Moses and the Prophets spoke about Jesus Christ. They predicted what He would say and what He would do. They laid out the faith that one must confess to be saved. They even foretold His death and resurrection. So you have the words of Moses and the Prophets. But if you don’t hear them, then it won’t matter that you also have the words of Jesus who has risen from the dead. But do you believe them? Do you find them to be true and life-giving for you? Are they declaring the good things in eternity that you want to receive?
Those are the topics that Jesus’ words speak of. That is what He wishes to convey to you. His work was to atone for your sin, to shut the doors of Hades for you, to gain you access to Paradise forever. It has all been accomplished for you. All is done, so that you can receive your good things, so that you can be comforted for all eternity in the presence of Abraham, Moses, and all the Prophets. What Christ has earned through His death and resurrection is delivered to you through His Word—His forgiving Word, His watery Word, His feeding Word. As you hear and believe, then what Jesus has for you becomes yours.
That is the way it works. Having a heart only fixed on all the matters of this earth will keep you from receiving them. But having a heart transformed by the Holy Spirit, converted through repentance and then set on what Christ has to give makes those good things yours. This is what moves you from the fate of the rich man to the fate of Lazarus. Again, what determined their fates was their faith: refusal to heed the Lord’s Word led to disaster for the rich man, but trust in the Lord’s Word brought everlasting benefit to Lazarus—the one whom the Lord helped, just as promised in the Psalm: “Blessed is he whose help is the God of Jacob, whose hope is in the Lord his God, who made heaven and earth, the sea, and all that is in them, who keeps faith forever; who executes justice for the oppressed, who gives food to the hungry.”

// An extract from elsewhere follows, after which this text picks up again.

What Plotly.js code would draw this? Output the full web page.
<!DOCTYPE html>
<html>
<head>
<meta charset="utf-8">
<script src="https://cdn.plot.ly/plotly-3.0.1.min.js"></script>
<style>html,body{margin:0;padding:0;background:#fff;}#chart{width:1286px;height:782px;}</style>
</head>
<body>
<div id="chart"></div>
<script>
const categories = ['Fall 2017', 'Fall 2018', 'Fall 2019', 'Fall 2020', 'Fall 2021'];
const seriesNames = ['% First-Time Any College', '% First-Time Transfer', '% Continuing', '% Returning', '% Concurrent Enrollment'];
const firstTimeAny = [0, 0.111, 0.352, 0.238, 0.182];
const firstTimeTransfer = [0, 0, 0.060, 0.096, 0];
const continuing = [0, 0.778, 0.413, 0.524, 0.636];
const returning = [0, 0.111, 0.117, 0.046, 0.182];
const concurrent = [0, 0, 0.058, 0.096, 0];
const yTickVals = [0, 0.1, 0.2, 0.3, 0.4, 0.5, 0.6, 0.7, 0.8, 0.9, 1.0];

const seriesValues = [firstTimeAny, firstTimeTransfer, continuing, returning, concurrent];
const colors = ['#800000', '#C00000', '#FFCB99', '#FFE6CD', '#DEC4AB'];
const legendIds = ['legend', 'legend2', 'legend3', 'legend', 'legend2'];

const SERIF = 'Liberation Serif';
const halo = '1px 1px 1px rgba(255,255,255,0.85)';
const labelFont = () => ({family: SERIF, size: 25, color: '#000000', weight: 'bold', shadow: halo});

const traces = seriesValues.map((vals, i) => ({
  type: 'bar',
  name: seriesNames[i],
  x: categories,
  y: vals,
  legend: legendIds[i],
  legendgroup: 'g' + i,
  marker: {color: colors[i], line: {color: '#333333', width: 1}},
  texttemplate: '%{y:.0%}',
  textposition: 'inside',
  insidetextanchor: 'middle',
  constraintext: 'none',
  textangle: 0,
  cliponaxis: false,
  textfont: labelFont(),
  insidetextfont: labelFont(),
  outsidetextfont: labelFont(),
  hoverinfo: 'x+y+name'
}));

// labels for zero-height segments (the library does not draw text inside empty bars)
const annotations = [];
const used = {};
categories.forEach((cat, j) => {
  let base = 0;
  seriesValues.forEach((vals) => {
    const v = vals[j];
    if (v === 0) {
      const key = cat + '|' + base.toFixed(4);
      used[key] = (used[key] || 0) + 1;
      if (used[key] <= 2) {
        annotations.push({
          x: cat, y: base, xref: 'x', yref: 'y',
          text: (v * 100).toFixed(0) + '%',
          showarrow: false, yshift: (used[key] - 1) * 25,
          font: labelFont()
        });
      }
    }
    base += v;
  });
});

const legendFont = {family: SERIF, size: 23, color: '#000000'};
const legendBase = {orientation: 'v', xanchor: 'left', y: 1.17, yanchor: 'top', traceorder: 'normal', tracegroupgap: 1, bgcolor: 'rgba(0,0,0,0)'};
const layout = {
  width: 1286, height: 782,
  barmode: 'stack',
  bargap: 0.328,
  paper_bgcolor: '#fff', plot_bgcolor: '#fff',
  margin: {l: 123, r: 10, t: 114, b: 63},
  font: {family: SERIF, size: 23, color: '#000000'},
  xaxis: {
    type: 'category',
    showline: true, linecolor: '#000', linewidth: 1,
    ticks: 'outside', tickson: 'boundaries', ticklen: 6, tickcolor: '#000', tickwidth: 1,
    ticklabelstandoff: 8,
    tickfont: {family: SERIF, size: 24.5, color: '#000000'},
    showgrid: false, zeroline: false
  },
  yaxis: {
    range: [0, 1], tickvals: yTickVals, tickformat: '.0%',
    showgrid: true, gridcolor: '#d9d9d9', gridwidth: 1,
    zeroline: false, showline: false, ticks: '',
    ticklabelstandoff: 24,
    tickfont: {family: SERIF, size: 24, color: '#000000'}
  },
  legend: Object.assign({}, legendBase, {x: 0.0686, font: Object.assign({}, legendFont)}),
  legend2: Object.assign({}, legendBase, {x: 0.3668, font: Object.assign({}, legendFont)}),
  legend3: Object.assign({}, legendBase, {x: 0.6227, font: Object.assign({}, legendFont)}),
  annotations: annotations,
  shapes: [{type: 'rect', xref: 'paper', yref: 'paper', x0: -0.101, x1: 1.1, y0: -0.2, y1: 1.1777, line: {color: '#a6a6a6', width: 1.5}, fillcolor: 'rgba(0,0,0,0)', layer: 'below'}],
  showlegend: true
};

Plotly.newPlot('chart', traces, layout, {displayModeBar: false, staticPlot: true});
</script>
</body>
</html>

So as you have been brought to faith through hearing the Word of Christ you are helped by Him. Unlike the nobles of Israel and the rich man, Jesus does not ignore your plight. Instead, He helps you, giving all that you need. Instead of leaving you at the outer gates, Christ makes you a part of His household. Jesus takes His finest robe of righteousness and clothes you with it. He sets up the finest banquet and seats you at the table, so that you may eat no crumbs, but your fill of the Bread of Life. He makes you an heir of all His riches, even a place in His heavenly kingdom. It is where the angels will bring you as your life in this world comes to and end. All this is how Christ makes you like Lazarus—one whom the Lord has helped.
But one more thing must be said concerning this statement of Jesus. The same Word that carries the Holy Spirit who transforms your hearts and souls and delivers Christ’s merits to you causes you to act like differently. As you have been helped by Christ, you should not neglect the plight of your neighbors. It does no good to be one helped by Christ, but then act like the rich man and ignore all the other Lazaruses around you. Instead, you are led to consider them as Christ considered you. Your churchbody will be emphasizing that in the next three years. This parish should note that emphasis and see how we can act accordingly.
Today, as you are welcomed into Christ’s household, clothed with Christ’s righteousness, and fed with Christ’s meal, remember that this is how you are helped by the Lord. That help is delivered through His Word. Pray that your hearts and minds may be transformed and enlightened—strengthened in faith toward the Lord and in fervent love toward one another—that you may believe the Covenant that He makes with you. So you shall avoid the dreadful fate of the rich man, but instead have all the good things like Lazarus.
T In the Name of the Father and of the Son and of the Holy Spirit.